Reproduce nothing except the lines between the line with "Give me the matplotlib source for this chart." and the line with "import pandas as pd", both ends included, and please leave out pictures.

▶ _Source code of charts_:
################

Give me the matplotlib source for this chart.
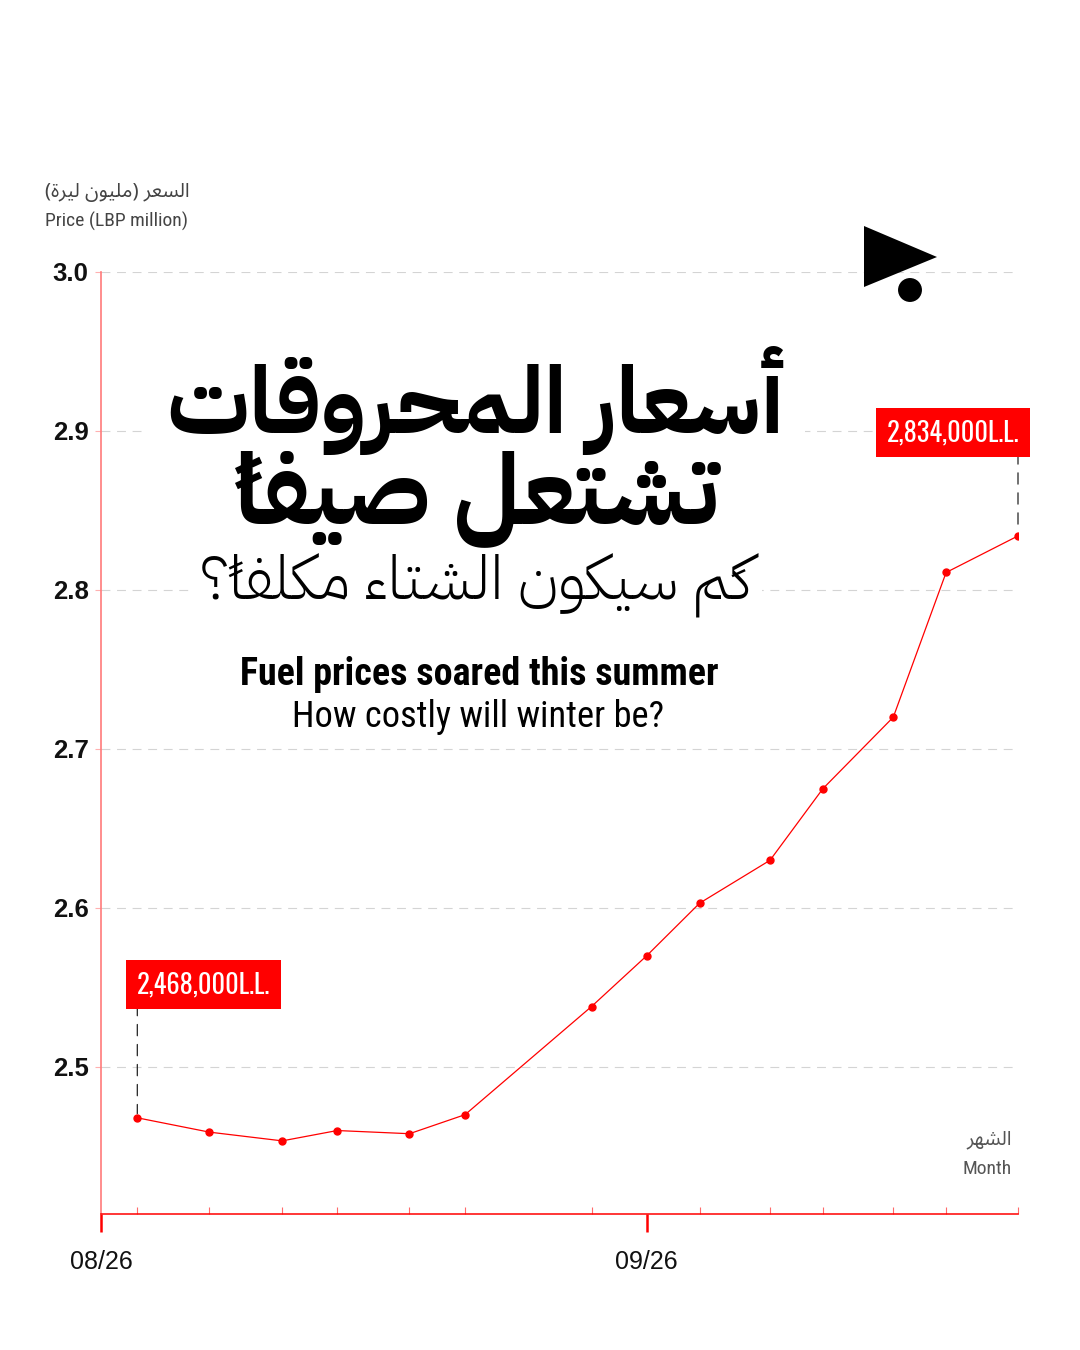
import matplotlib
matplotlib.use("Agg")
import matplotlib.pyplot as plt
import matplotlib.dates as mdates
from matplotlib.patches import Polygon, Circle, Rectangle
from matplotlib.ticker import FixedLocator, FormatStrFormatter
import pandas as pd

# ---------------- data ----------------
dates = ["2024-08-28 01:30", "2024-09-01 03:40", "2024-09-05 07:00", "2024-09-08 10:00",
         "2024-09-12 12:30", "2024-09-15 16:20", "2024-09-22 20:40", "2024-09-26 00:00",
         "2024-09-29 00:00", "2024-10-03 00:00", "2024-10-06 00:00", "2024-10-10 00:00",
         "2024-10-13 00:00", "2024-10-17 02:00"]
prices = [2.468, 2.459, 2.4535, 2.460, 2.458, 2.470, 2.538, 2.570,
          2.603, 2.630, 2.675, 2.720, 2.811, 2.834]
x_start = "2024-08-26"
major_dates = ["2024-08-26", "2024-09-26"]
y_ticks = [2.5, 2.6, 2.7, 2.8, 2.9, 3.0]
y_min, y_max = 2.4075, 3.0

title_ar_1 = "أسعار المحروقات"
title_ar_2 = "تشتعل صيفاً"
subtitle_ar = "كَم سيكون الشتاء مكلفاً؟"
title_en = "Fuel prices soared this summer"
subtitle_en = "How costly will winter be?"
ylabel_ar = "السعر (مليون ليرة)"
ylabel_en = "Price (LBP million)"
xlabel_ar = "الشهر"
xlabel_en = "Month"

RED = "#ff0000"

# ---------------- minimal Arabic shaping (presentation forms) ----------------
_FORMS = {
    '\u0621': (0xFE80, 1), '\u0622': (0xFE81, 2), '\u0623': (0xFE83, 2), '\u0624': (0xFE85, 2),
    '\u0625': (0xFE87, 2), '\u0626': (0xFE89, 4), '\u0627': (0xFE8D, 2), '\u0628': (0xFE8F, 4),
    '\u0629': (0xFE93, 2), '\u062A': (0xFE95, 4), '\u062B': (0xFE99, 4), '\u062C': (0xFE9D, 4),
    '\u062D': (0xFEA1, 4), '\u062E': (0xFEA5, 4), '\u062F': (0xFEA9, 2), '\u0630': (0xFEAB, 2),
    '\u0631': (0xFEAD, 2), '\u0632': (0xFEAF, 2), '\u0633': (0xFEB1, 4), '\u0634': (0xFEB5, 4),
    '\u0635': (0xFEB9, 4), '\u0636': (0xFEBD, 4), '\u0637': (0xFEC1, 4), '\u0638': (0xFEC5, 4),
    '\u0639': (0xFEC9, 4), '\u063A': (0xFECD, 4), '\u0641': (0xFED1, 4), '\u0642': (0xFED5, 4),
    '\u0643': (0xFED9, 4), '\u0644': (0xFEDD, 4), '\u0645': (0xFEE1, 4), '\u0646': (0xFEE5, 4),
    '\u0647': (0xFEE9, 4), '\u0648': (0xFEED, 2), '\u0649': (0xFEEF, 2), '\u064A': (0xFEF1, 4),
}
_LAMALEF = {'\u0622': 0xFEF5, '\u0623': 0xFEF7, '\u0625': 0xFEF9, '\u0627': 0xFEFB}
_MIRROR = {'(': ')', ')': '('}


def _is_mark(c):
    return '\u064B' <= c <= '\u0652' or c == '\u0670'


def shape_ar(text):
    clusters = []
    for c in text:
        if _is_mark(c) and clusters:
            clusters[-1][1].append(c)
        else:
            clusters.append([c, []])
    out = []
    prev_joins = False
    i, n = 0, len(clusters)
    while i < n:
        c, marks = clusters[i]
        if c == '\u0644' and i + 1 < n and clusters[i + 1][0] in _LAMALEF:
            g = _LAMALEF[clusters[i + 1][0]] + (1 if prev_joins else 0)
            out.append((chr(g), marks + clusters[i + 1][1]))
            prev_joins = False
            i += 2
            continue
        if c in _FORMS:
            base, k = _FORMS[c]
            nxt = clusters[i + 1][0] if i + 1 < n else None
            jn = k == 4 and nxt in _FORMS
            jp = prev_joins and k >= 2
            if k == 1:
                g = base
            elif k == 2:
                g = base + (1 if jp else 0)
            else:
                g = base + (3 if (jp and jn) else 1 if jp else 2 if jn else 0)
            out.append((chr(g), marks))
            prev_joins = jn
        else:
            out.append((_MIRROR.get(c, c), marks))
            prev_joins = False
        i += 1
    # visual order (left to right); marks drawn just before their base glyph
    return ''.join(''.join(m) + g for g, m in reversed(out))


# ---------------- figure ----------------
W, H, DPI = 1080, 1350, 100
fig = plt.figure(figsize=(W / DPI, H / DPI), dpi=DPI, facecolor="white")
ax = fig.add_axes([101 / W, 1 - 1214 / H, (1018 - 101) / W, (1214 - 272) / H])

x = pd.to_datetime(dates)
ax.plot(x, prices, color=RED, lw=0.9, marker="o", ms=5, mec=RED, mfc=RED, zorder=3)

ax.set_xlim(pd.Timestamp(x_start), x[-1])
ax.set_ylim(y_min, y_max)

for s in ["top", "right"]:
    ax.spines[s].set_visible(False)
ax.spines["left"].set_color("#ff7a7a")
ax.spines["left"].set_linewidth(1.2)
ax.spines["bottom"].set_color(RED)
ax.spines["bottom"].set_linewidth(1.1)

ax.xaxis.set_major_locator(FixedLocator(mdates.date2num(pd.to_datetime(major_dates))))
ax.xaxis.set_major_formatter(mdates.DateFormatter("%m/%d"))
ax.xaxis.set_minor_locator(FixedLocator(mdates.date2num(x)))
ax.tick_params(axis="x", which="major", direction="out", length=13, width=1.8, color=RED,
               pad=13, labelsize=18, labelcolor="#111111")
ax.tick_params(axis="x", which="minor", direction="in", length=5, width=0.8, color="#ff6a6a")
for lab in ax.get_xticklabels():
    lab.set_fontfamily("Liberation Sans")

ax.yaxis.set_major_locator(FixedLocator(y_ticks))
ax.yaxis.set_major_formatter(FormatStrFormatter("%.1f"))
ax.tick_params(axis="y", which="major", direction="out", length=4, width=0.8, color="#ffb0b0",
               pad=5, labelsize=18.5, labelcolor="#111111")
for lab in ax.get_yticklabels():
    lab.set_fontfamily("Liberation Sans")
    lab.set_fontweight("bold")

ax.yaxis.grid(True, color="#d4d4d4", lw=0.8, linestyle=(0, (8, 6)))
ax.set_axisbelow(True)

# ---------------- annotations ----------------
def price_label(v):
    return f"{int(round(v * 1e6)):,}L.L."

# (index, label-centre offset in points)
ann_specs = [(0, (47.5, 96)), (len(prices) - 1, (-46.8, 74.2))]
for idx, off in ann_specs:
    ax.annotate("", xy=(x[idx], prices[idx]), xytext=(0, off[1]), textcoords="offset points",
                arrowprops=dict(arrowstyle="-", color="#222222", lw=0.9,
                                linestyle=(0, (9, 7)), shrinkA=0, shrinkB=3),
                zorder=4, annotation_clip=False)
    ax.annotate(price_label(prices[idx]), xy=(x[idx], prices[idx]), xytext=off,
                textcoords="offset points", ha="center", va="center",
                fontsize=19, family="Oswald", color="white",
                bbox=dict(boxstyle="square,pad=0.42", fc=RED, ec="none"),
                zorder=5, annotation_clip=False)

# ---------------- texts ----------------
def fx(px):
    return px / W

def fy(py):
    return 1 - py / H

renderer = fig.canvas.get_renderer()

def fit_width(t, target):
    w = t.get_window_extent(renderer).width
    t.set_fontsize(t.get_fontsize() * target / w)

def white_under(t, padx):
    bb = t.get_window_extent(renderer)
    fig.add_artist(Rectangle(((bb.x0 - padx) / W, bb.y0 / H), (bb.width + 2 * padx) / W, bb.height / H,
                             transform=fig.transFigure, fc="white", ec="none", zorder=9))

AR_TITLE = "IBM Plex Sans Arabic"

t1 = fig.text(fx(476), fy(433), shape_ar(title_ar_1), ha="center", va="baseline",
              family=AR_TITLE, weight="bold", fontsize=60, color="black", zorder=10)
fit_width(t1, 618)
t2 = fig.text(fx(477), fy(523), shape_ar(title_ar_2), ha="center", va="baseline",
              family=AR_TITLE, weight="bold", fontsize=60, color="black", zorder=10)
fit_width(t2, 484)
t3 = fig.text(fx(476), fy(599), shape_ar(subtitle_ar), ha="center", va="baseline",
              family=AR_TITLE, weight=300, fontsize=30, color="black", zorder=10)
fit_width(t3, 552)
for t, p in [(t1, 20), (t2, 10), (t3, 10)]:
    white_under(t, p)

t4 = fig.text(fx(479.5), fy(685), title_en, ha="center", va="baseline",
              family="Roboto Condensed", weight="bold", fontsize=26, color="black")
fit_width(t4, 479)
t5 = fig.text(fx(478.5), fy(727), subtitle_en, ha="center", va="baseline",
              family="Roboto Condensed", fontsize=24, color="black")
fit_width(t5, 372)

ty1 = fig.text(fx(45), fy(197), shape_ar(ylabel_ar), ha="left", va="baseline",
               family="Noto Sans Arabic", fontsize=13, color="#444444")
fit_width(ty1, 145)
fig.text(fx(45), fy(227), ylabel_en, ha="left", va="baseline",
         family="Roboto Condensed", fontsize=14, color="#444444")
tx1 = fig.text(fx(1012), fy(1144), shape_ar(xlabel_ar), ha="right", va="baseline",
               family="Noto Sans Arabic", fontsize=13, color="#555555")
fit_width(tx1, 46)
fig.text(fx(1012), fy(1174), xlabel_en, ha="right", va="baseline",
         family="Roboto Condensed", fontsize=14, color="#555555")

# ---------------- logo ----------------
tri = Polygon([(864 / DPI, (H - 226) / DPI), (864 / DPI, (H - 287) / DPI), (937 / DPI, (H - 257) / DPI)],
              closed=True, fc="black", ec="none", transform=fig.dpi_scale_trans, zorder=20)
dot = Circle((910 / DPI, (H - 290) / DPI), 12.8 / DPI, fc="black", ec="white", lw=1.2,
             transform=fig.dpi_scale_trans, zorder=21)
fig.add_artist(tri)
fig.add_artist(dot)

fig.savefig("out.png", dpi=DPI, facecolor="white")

################

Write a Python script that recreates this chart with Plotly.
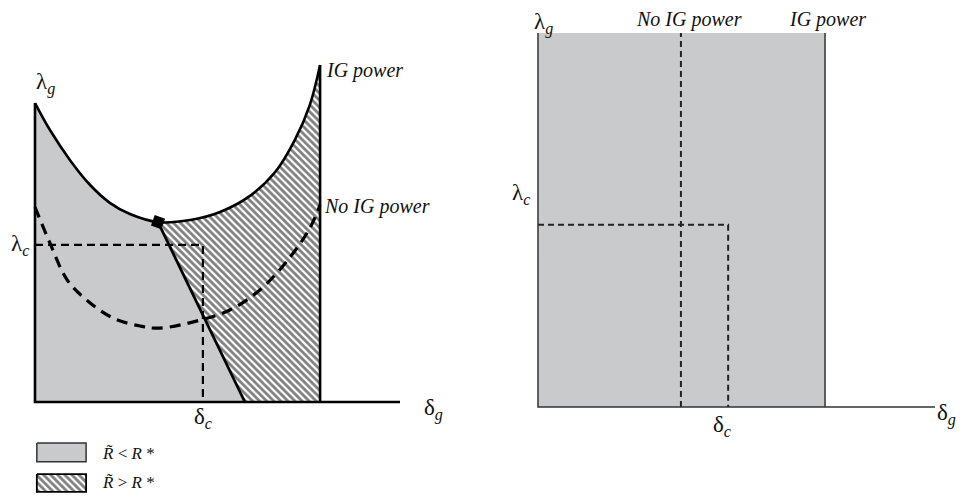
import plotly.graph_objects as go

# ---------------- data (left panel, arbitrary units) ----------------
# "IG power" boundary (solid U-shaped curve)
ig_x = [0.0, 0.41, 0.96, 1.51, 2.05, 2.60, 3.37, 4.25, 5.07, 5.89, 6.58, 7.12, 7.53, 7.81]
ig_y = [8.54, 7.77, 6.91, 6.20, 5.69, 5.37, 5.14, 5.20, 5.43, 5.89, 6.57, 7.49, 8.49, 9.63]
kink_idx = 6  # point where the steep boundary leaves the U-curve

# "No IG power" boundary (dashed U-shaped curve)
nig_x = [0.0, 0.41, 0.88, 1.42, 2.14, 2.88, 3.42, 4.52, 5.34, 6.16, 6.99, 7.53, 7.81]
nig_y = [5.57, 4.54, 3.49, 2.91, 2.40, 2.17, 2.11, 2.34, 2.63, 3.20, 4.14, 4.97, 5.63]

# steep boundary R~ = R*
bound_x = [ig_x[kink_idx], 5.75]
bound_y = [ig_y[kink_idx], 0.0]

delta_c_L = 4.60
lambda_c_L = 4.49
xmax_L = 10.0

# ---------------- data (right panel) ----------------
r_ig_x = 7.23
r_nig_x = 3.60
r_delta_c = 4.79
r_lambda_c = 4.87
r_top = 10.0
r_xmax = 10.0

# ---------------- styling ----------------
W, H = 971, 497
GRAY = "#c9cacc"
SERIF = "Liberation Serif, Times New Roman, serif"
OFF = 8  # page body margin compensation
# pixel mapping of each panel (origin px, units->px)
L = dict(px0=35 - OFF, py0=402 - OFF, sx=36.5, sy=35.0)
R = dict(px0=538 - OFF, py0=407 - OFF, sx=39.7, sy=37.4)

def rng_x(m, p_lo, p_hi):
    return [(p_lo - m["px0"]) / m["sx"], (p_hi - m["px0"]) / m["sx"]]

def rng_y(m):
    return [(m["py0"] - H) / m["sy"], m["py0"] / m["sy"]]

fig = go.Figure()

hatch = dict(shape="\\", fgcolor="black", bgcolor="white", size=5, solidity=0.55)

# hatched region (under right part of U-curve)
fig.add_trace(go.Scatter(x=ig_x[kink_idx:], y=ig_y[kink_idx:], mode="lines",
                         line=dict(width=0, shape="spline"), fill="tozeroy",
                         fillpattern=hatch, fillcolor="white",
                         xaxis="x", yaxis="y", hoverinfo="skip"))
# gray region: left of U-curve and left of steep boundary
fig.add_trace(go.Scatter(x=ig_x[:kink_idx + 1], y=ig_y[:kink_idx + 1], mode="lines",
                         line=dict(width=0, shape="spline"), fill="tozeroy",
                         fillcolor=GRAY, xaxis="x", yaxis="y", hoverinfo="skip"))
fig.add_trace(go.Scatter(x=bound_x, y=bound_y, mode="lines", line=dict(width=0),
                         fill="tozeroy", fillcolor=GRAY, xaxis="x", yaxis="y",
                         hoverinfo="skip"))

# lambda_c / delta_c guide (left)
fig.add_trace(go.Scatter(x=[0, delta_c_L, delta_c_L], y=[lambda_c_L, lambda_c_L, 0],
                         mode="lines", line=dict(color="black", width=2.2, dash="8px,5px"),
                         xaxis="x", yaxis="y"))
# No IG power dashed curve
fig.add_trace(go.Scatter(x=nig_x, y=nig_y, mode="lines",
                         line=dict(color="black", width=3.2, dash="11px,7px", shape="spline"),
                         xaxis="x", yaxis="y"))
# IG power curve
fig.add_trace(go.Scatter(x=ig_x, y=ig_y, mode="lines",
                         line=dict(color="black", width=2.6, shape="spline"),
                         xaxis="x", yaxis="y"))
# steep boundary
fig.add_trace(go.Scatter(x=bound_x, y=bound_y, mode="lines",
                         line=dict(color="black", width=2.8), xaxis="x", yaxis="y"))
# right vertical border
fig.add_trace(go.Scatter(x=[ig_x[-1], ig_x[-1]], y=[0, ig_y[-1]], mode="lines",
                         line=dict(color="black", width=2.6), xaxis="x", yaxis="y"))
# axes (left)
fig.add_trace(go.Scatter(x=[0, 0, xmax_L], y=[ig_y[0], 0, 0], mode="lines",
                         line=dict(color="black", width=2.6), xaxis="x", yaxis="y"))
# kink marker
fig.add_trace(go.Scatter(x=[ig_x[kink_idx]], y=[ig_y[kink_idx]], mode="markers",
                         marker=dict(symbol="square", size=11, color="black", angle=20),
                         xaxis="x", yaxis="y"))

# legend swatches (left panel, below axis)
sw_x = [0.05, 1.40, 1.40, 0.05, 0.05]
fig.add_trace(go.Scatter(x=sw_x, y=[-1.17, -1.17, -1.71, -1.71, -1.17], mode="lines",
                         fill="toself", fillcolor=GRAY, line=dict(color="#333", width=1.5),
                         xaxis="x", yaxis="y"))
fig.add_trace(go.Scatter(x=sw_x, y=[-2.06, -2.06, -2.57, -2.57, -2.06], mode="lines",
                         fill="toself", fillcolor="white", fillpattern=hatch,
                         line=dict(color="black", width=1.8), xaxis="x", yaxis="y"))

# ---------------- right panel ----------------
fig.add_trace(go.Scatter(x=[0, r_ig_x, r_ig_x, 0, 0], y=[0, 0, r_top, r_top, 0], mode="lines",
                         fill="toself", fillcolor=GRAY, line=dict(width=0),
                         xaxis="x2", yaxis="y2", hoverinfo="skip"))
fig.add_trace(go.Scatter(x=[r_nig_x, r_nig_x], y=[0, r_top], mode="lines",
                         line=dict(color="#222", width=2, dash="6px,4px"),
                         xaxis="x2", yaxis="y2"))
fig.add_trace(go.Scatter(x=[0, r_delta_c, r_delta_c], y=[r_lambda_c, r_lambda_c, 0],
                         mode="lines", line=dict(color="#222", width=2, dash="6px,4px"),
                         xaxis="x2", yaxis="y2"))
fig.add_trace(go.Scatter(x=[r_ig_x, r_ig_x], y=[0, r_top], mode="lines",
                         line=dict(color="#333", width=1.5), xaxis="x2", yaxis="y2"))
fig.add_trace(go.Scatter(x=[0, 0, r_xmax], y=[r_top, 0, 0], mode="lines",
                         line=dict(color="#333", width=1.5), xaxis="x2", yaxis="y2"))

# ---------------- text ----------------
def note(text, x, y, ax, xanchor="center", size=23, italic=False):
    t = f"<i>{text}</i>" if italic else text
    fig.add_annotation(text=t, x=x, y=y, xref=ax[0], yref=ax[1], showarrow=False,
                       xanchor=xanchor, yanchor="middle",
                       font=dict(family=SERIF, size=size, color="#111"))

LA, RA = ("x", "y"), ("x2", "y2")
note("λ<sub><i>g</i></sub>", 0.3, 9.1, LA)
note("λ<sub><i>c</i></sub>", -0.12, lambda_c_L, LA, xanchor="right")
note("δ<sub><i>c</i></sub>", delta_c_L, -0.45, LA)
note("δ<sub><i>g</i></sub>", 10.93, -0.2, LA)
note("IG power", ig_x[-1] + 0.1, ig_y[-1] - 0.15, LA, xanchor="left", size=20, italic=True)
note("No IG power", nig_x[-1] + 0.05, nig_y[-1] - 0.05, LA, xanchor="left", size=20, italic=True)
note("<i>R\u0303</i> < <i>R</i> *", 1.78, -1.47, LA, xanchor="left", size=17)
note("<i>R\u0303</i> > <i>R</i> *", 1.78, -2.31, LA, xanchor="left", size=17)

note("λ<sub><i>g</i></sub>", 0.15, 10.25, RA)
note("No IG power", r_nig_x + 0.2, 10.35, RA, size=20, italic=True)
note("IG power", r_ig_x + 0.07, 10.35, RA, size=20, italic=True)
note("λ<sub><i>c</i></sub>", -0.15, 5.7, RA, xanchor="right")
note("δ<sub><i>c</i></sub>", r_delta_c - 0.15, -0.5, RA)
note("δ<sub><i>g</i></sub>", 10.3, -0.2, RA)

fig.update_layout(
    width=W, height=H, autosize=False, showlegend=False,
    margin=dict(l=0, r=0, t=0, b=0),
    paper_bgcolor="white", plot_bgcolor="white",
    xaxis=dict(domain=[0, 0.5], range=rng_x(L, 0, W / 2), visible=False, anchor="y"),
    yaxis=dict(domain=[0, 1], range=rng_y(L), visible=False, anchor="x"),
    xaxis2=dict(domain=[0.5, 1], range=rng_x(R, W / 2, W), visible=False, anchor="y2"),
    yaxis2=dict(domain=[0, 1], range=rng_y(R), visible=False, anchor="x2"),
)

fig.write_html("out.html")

################

▶ _Response to the task_:
Give me the matplotlib source for this chart.
import matplotlib
matplotlib.use("Agg")
import matplotlib.pyplot as plt
import matplotlib.dates as mdates
from matplotlib.patches import Polygon, Circle, Rectangle
from matplotlib.ticker import FixedLocator, FormatStrFormatter
import pandas as pd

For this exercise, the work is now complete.